Above we have the scatter plot built for this app, as well as the view of the ‘Advanced options’ of the chart to give a clearer view of which data is being shown and how. Beginning with our X axis, # of Customers and the Y axis which is Opportunity Amount. With the interaction of these axes, we’re shown that the higher and more to the right that a data point would be, the better for the company that data point would be (more money, more customers), and the opposite for down and to the left (less money, less customers). Additionally, the name of the Sales Person is assigned to the ‘Bubbles’ in this chart. Finally, the size of the bubbles shows the Amount of Opportunities won.
What information can we gain from this example?
A manager looking at this chart would quickly be able to determine who are the top and bottom performers and in which way. At a glance, the manager could see two outliers, Gonzalo Geary and Val Conforto, for two different reasons. According to our chart Gonzalo is adept at gaining customers, close to around 230 (double that of their closest competitor), with a larger number of opportunities won compared to his fellow salespeople. Val conversely shows that while she does not have as many customers as Gonzalo does, she makes the most out of the customers she does have, ranking highest in the amount of her opportunities.
That is the power of the scatter plot giving users insight into data points between two metrics. If the manager had only looked at Opportunity Amount, they might think Gonzalo as an average salesperson, while the same could be said for Val if looked at through the lens of # of Customers. Instead, the scatter plot allows for the manager to see how these individuals excel, and where they require additional assistance or training.
Hopefully this blog entry has led to a few ideas of how you can use scatter plots to visualize your own data. How can you use scatter plots to help you or your company? Is there something I might have missed? Leave it in a comment down below.
@MattSmart Do Qlik scatters have the ability to smooth min/max ranges for the axis? In my attempts to use scatter charts over the years, there's often been the issue that a small handful of outliers makes the entire chart unreadable. A custom axis can sometimes help, but is less than ideal when the values aren't always known in advance and/or when using Alternative measures which may not share the same value range.

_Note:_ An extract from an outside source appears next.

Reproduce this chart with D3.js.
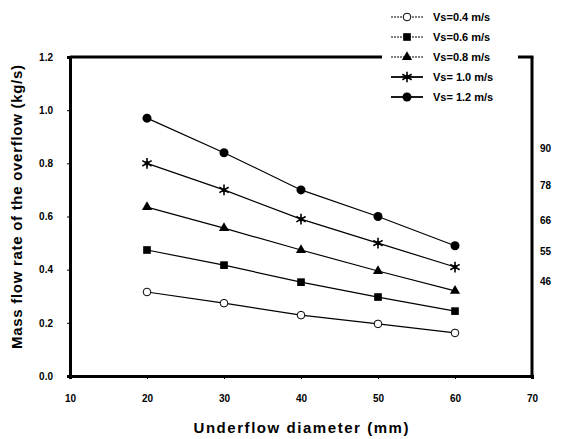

I've also noticed Qlik scatter charts will combine points into squares when there is a large number of values (at least, I think that's why) - I wasn't able to find a way to disable that, and it's often not desirable behavior. Can it be disabled?
As far as I am aware, there is no way to add that smoothing effect you are wanting. If I am understanding correctly, this could also leave out crucial data and give an unclear visualization of the data selected. I think the best approach to solving your problem would be as you stated, adding a min or max for the data being shown, but as you said, you would incure the problem of perhaps not knowing the data in advance. You might go the route of using an expression to show only the middle 10-1000 values, that way you do not get the outliers, and this would adapt to your data, this can be done under the bubble dimension.
Please let me know if this helps or if I am misunderstanding what you are trying to configure.
Thanks, @MattSmart . I don't necessarily agree - this is in the same vein as, say, a bar chart showing a down arrow if the value exceeds the (preset) range. Sometimes things like this are the best way to visualize an outlier without breaking the entire chart, since real-life will often have just one or two values throwing the scale off. You could have down arrows, you could have a message explaining one or more values exceed the scale (click to select or click to show with the non-smoothed scale), etc. That said, I also understand the complexity and I'm sure it's not as easy to solve as just waving a magic wand (or just asking about it here on Community).
Here's an example of what I'm talking about. This is an actual dataset, and I think you'll agree this chart is not useful except to communicate the fact that an outlier exists - the bottom-left dot is a single outlier and the other dot is hundreds of data points in the 0-100% range.
In any case, I was hoping there was something I was overlooking. Appreciate the post regardless of this particular issue!